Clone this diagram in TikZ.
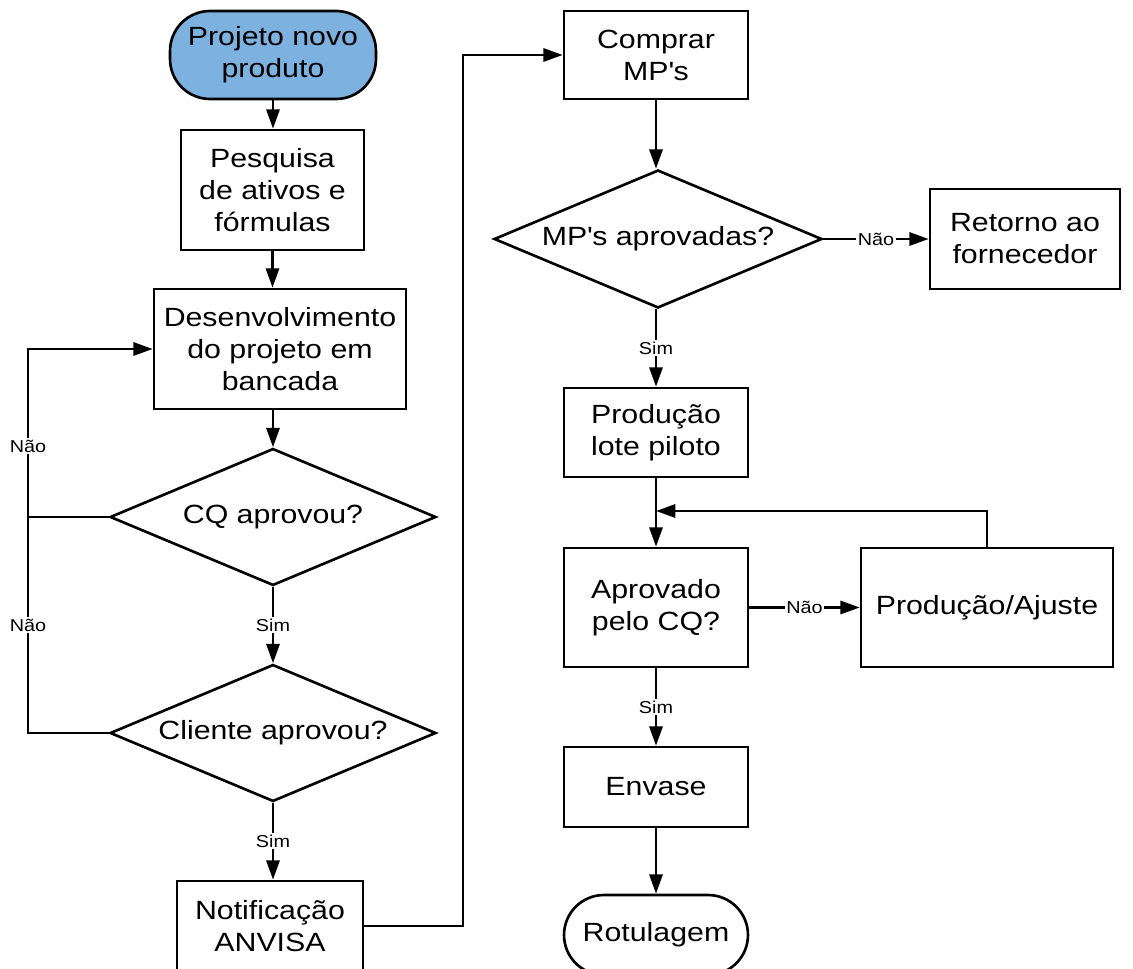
\documentclass[tikz,border=0pt]{standalone}
\usepackage{fontspec}
\setmainfont[FakeStretch=1.15]{Liberation Sans}
\usetikzlibrary{shapes.geometric,arrows.meta}
\definecolor{azul}{RGB}{125,178,224}
\tikzset{
  caixa/.style={draw, line width=1.5pt, align=center, inner sep=2pt,
    font=\fontsize{15}{18.2}\selectfont},
  terminal/.style={caixa, rounded corners=0.8cm},
  decisao/.style={caixa, diamond, aspect=2.4, inner sep=0pt},
  rotulo/.style={fill=white, inner sep=1pt, font=\fontsize{9.8}{11}\selectfont}
}
\begin{document}
\begin{tikzpicture}[>={Triangle[length=11pt,width=7.5pt]}, x=0.02cm, y=-0.02cm, line width=1.5pt]
\useasboundingbox (0,0) rectangle (1133,969);
% coluna da esquerda
\node[terminal, fill=azul, minimum width=4.12cm, minimum height=1.76cm] (inicio) at (273,55) {Projeto novo\\produto};
\node[caixa, minimum width=3.66cm, minimum height=2.4cm] (pesquisa) at (272.5,190) {Pesquisa\\de ativos e\\fórmulas};
\node[caixa, minimum width=5.04cm, minimum height=2.4cm] (bancada) at (280,349) {Desenvolvimento\\do projeto em\\bancada};
\node[decisao, minimum width=6.52cm, minimum height=2.74cm] (cq) at (273,517) {CQ aprovou?};
\node[decisao, minimum width=6.52cm, minimum height=2.74cm] (cliente) at (273,733) {Cliente aprovou?};
\node[caixa, minimum width=3.72cm, minimum height=1.8cm] (anvisa) at (270,926) {Notificação\\ANVISA};
% coluna da direita
\node[caixa, minimum width=3.68cm, minimum height=1.76cm] (comprar) at (656,55) {Comprar\\MP\textquotesingle s};
\node[decisao, minimum width=6.56cm, minimum height=2.76cm] (mp) at (658,239) {MP\textquotesingle s aprovadas?};
\node[caixa, minimum width=3.8cm, minimum height=2cm] (retorno) at (1025,239) {Retorno ao\\fornecedor};
\node[caixa, minimum width=3.68cm, minimum height=1.78cm] (piloto) at (656,432.5) {Produção\\lote piloto};
\node[caixa, minimum width=3.68cm, minimum height=2.38cm] (aprovado) at (656,607.5) {Aprovado\\pelo CQ?};
\node[caixa, minimum width=5.04cm, minimum height=2.38cm] (ajuste) at (987,607.5) {Produção/Ajuste};
\node[caixa, minimum width=3.68cm, minimum height=1.6cm] (envase) at (656,787) {Envase};
\node[terminal, minimum width=3.68cm, minimum height=1.6cm] (rotulagem) at (656,935) {Rotulagem};
\coordinate (esq) at (28,0);
\coordinate (meio) at (463,0);
\coordinate (volta) at (656,511);

\draw[->] (inicio.south) -- (inicio.south |- pesquisa.north);
\draw[->] (pesquisa.south) -- (pesquisa.south |- bancada.north);
\draw[->] (cq.north |- bancada.south) -- (cq.north);
\draw[->] (cq.south) -- node[rotulo]{Sim} (cliente.north);
\draw[->] (cliente.south) -- node[rotulo]{Sim} (cliente.south |- anvisa.north);
\draw[->] (cq.west) -- (cq.west -| esq) |- node[rotulo, pos=0.21]{Não} (bancada.west);
\draw (cliente.west) -| node[rotulo, pos=0.75]{Não} (cq.west -| esq);
\draw[->] (anvisa.east) -- (anvisa.east -| meio) |- (comprar.west);

\draw[->] (comprar.south) -- (comprar.south |- mp.north);
\draw[->] (mp.east) -- node[rotulo]{Não} (retorno.west);
\draw[->] (comprar.south |- mp.south) -- node[rotulo]{Sim} (piloto.north);
\draw[->] (piloto) -- (aprovado);
\draw[->] (ajuste.north) |- (volta);
\draw[->] (aprovado) -- node[rotulo]{Não} (ajuste);
\draw[->] (aprovado) -- node[rotulo]{Sim} (envase);
\draw[->] (envase) -- (rotulagem);

\end{tikzpicture}
\end{document}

• • •

Set problem
Reproduce the whole listing exactly, but not the images in it.

Response for this exercise
Clone this diagram in TikZ.
\documentclass[tikz,border=0pt]{standalone}
\usepackage{fontspec}
\setmainfont[FakeStretch=1.15]{Liberation Sans}
\usetikzlibrary{shapes.geometric,arrows.meta}
\definecolor{azul}{RGB}{125,178,224}
\tikzset{
  caixa/.style={draw, line width=1.5pt, align=center, inner sep=2pt,
    font=\fontsize{15}{18.2}\selectfont},
  terminal/.style={caixa, rounded corners=0.8cm},
  decisao/.style={caixa, diamond, aspect=2.4, inner sep=0pt},
  rotulo/.style={fill=white, inner sep=1pt, font=\fontsize{9.8}{11}\selectfont}
}
\begin{document}
\begin{tikzpicture}[>={Triangle[length=11pt,width=7.5pt]}, x=0.02cm, y=-0.02cm, line width=1.5pt]
\useasboundingbox (0,0) rectangle (1133,969);
% coluna da esquerda
\node[terminal, fill=azul, minimum width=4.12cm, minimum height=1.76cm] (inicio) at (273,55) {Projeto novo\\produto};
\node[caixa, minimum width=3.66cm, minimum height=2.4cm] (pesquisa) at (272.5,190) {Pesquisa\\de ativos e\\fórmulas};
\node[caixa, minimum width=5.04cm, minimum height=2.4cm] (bancada) at (280,349) {Desenvolvimento\\do projeto em\\bancada};
\node[decisao, minimum width=6.52cm, minimum height=2.74cm] (cq) at (273,517) {CQ aprovou?};
\node[decisao, minimum width=6.52cm, minimum height=2.74cm] (cliente) at (273,733) {Cliente aprovou?};
\node[caixa, minimum width=3.72cm, minimum height=1.8cm] (anvisa) at (270,926) {Notificação\\ANVISA};
% coluna da direita
\node[caixa, minimum width=3.68cm, minimum height=1.76cm] (comprar) at (656,55) {Comprar\\MP\textquotesingle s};
\node[decisao, minimum width=6.56cm, minimum height=2.76cm] (mp) at (658,239) {MP\textquotesingle s aprovadas?};
\node[caixa, minimum width=3.8cm, minimum height=2cm] (retorno) at (1025,239) {Retorno ao\\fornecedor};
\node[caixa, minimum width=3.68cm, minimum height=1.78cm] (piloto) at (656,432.5) {Produção\\lote piloto};
\node[caixa, minimum width=3.68cm, minimum height=2.38cm] (aprovado) at (656,607.5) {Aprovado\\pelo CQ?};
\node[caixa, minimum width=5.04cm, minimum height=2.38cm] (ajuste) at (987,607.5) {Produção/Ajuste};
\node[caixa, minimum width=3.68cm, minimum height=1.6cm] (envase) at (656,787) {Envase};
\node[terminal, minimum width=3.68cm, minimum height=1.6cm] (rotulagem) at (656,935) {Rotulagem};
\coordinate (esq) at (28,0);
\coordinate (meio) at (463,0);
\coordinate (volta) at (656,511);

\draw[->] (inicio.south) -- (inicio.south |- pesquisa.north);
\draw[->] (pesquisa.south) -- (pesquisa.south |- bancada.north);
\draw[->] (cq.north |- bancada.south) -- (cq.north);
\draw[->] (cq.south) -- node[rotulo]{Sim} (cliente.north);
\draw[->] (cliente.south) -- node[rotulo]{Sim} (cliente.south |- anvisa.north);
\draw[->] (cq.west) -- (cq.west -| esq) |- node[rotulo, pos=0.21]{Não} (bancada.west);
\draw (cliente.west) -| node[rotulo, pos=0.75]{Não} (cq.west -| esq);
\draw[->] (anvisa.east) -- (anvisa.east -| meio) |- (comprar.west);

\draw[->] (comprar.south) -- (comprar.south |- mp.north);
\draw[->] (mp.east) -- node[rotulo]{Não} (retorno.west);
\draw[->] (comprar.south |- mp.south) -- node[rotulo]{Sim} (piloto.north);
\draw[->] (piloto) -- (aprovado);
\draw[->] (ajuste.north) |- (volta);
\draw[->] (aprovado) -- node[rotulo]{Não} (ajuste);
\draw[->] (aprovado) -- node[rotulo]{Sim} (envase);
\draw[->] (envase) -- (rotulagem);

\end{tikzpicture}
\end{document}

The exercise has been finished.